--- Start of Data lines ---

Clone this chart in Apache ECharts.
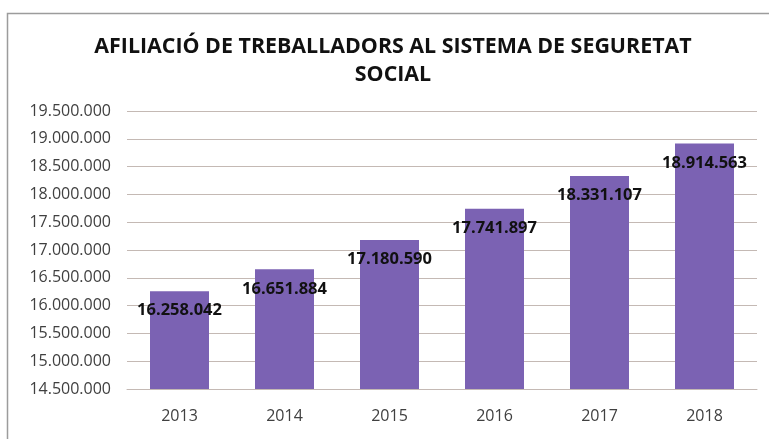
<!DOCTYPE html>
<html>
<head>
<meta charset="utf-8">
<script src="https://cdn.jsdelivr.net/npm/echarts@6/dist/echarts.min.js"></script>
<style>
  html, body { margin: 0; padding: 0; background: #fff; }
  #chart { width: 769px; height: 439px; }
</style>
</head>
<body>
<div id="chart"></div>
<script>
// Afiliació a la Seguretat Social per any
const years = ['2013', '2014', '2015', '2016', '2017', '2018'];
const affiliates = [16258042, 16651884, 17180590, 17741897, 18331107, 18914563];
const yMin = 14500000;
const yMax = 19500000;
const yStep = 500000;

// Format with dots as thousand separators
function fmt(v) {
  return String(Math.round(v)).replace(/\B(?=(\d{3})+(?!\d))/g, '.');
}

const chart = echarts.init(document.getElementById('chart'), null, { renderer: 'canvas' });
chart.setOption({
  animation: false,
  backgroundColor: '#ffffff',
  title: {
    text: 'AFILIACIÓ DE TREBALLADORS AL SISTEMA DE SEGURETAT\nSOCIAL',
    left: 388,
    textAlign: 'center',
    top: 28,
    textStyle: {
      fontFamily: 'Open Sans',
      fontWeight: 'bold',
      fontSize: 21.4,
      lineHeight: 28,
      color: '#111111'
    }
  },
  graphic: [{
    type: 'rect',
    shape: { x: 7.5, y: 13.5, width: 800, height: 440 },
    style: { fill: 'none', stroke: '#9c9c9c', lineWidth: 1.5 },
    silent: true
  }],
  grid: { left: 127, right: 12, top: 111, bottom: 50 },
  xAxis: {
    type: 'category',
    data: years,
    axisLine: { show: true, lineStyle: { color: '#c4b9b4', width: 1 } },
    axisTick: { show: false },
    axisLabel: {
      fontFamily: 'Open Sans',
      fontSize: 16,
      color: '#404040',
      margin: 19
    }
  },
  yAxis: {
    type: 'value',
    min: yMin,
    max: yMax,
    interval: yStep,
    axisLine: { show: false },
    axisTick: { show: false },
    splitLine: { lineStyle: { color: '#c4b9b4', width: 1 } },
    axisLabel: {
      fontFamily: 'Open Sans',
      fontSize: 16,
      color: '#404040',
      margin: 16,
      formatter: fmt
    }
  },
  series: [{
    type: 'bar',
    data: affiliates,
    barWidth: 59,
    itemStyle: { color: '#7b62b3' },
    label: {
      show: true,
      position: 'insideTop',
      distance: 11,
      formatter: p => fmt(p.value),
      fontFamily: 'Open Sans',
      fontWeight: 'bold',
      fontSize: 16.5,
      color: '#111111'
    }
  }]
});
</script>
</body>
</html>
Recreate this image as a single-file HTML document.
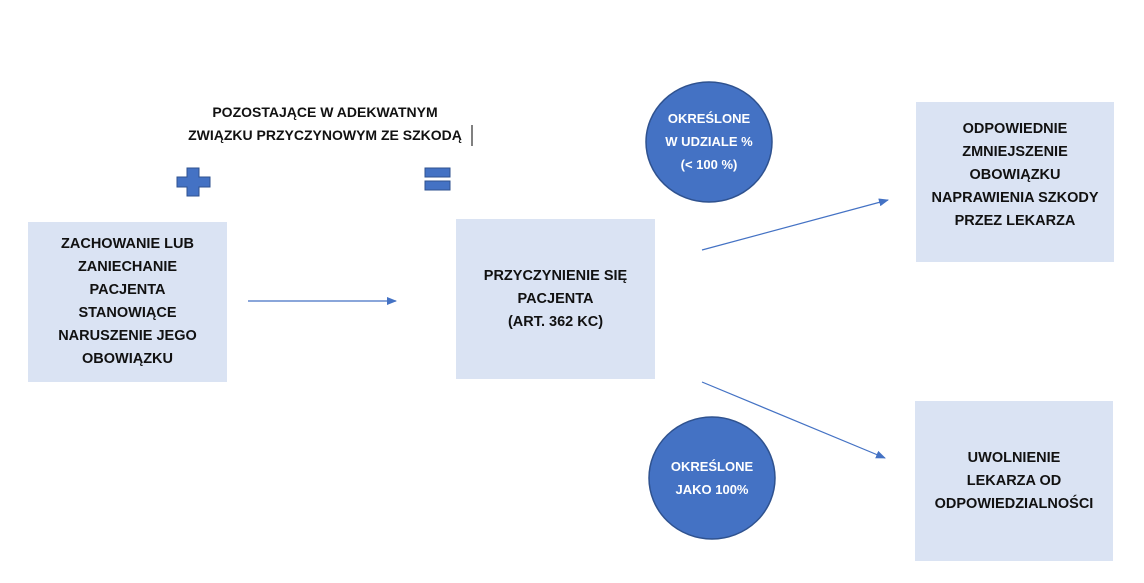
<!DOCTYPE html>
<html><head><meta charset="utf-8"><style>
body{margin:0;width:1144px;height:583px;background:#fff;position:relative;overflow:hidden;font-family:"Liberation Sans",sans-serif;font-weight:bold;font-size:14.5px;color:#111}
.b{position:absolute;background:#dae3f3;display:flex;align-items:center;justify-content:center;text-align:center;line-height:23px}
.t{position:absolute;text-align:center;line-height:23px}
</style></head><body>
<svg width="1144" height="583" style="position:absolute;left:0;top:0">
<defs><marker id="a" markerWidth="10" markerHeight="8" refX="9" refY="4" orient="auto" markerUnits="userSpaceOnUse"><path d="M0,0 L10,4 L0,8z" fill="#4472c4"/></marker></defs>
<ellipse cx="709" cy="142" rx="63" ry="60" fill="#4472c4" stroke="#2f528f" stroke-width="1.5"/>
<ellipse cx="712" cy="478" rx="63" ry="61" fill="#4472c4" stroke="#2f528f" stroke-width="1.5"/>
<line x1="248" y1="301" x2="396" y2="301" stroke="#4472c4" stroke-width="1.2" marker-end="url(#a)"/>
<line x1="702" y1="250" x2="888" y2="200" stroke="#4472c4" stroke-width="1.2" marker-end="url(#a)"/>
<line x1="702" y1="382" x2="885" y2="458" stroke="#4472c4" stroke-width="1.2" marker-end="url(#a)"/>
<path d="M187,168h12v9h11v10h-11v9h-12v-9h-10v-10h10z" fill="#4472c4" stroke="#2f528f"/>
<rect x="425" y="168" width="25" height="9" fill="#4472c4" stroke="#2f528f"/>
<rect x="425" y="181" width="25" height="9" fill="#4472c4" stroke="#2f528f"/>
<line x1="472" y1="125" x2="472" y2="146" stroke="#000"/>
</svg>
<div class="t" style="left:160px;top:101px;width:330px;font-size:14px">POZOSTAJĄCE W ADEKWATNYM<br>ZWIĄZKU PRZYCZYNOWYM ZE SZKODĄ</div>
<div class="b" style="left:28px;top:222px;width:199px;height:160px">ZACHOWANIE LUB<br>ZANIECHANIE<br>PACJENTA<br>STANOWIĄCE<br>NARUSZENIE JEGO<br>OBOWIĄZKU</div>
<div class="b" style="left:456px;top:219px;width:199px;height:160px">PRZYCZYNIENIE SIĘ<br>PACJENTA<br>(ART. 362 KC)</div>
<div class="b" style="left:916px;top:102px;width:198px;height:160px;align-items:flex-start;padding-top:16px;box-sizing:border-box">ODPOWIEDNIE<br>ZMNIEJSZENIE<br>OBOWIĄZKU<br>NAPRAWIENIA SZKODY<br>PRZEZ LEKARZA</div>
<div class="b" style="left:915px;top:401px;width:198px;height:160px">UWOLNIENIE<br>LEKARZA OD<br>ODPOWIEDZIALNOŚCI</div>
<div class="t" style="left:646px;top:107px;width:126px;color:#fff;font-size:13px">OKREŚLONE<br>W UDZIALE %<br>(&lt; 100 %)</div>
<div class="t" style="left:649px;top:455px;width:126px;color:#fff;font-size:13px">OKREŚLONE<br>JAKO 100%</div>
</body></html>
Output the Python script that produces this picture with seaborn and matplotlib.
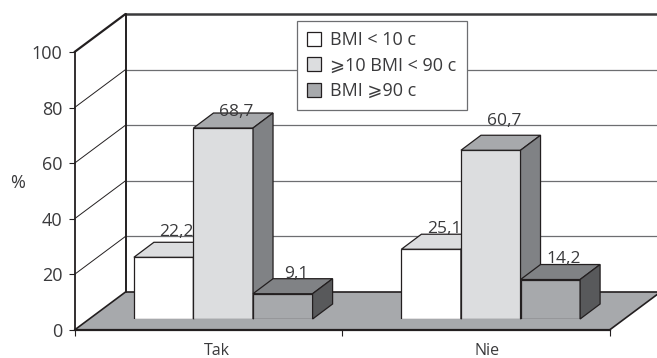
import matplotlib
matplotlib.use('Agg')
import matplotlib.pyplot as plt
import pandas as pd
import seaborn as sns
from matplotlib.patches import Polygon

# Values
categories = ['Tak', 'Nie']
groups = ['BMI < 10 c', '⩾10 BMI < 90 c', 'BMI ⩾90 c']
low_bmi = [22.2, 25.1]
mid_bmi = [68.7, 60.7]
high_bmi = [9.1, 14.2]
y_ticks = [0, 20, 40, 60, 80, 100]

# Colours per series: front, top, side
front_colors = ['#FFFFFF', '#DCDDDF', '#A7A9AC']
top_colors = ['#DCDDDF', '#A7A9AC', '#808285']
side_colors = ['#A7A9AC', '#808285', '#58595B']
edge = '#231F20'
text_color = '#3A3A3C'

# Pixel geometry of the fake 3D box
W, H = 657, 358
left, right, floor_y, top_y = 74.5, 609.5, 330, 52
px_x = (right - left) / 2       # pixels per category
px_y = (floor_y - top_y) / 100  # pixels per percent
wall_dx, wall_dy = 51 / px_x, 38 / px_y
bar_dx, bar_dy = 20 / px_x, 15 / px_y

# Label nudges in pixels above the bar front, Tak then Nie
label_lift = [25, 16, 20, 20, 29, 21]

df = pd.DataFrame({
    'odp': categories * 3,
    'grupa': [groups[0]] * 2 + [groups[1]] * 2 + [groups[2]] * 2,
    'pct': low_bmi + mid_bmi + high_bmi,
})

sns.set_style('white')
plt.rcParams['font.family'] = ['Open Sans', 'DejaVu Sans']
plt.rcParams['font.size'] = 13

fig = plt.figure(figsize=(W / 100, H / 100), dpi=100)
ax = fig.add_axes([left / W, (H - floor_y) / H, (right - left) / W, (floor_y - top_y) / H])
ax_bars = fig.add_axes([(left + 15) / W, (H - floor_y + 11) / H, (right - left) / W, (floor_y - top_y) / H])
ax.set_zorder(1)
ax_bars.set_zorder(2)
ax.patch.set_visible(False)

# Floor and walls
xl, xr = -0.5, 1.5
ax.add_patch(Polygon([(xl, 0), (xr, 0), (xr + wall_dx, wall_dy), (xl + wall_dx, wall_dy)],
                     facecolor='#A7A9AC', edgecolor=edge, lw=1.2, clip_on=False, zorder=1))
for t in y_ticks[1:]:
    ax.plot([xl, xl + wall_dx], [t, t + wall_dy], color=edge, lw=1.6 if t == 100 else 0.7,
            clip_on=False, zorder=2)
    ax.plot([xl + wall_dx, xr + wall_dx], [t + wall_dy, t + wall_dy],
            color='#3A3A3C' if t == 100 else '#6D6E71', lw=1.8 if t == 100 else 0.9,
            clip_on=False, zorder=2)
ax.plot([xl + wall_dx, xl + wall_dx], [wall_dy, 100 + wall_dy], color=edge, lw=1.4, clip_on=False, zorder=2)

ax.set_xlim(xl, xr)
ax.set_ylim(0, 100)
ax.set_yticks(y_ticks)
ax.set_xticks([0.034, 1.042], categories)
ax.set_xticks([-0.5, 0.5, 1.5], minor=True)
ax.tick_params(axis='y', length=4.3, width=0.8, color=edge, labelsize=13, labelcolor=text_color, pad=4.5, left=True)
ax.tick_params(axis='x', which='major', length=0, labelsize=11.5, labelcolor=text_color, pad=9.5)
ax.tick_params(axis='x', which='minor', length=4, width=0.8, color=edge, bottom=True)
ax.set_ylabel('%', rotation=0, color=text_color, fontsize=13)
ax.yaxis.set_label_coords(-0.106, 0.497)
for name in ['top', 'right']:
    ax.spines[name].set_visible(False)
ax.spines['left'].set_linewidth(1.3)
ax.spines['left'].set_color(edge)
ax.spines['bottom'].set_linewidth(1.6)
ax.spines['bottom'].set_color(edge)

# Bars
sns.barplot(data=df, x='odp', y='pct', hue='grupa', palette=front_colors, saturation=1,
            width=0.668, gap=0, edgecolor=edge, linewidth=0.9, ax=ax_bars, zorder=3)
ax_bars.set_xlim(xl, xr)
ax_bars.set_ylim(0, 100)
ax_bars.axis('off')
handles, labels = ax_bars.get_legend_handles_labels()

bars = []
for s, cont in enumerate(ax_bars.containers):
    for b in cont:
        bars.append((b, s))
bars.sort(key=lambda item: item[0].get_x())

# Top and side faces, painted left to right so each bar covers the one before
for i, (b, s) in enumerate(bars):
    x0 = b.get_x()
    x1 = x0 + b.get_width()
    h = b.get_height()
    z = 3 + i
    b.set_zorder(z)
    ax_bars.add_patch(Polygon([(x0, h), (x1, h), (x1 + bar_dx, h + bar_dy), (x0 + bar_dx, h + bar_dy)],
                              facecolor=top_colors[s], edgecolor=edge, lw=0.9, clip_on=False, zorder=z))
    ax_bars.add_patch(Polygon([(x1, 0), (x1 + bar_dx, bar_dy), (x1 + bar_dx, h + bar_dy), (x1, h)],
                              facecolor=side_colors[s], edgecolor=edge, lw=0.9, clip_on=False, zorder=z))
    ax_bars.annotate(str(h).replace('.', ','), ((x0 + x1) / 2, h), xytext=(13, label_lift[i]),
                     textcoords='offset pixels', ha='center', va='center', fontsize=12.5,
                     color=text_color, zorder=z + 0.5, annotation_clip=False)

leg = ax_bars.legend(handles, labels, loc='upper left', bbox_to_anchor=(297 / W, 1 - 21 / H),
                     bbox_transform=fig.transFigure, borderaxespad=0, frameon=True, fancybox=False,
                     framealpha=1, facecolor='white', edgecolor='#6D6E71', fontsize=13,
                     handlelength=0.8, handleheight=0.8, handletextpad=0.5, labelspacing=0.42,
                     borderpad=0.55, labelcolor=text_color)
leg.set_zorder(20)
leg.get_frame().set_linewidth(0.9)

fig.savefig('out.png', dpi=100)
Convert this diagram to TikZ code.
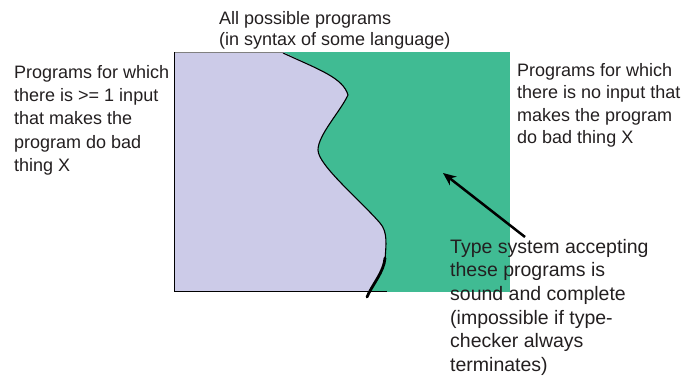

--- End of Data lines ---

> _Given task_: Make an exact copy of only the lines from the one with "Output the Python" through the one with "from matplotlib.patches import Polygon". Pictures don't belong in it.

> _Full solution_:
Output the Python script that produces this picture with seaborn and matplotlib.
import matplotlib
matplotlib.use('Agg')
import matplotlib.pyplot as plt
import pandas as pd
import seaborn as sns
from matplotlib.patches import Polygon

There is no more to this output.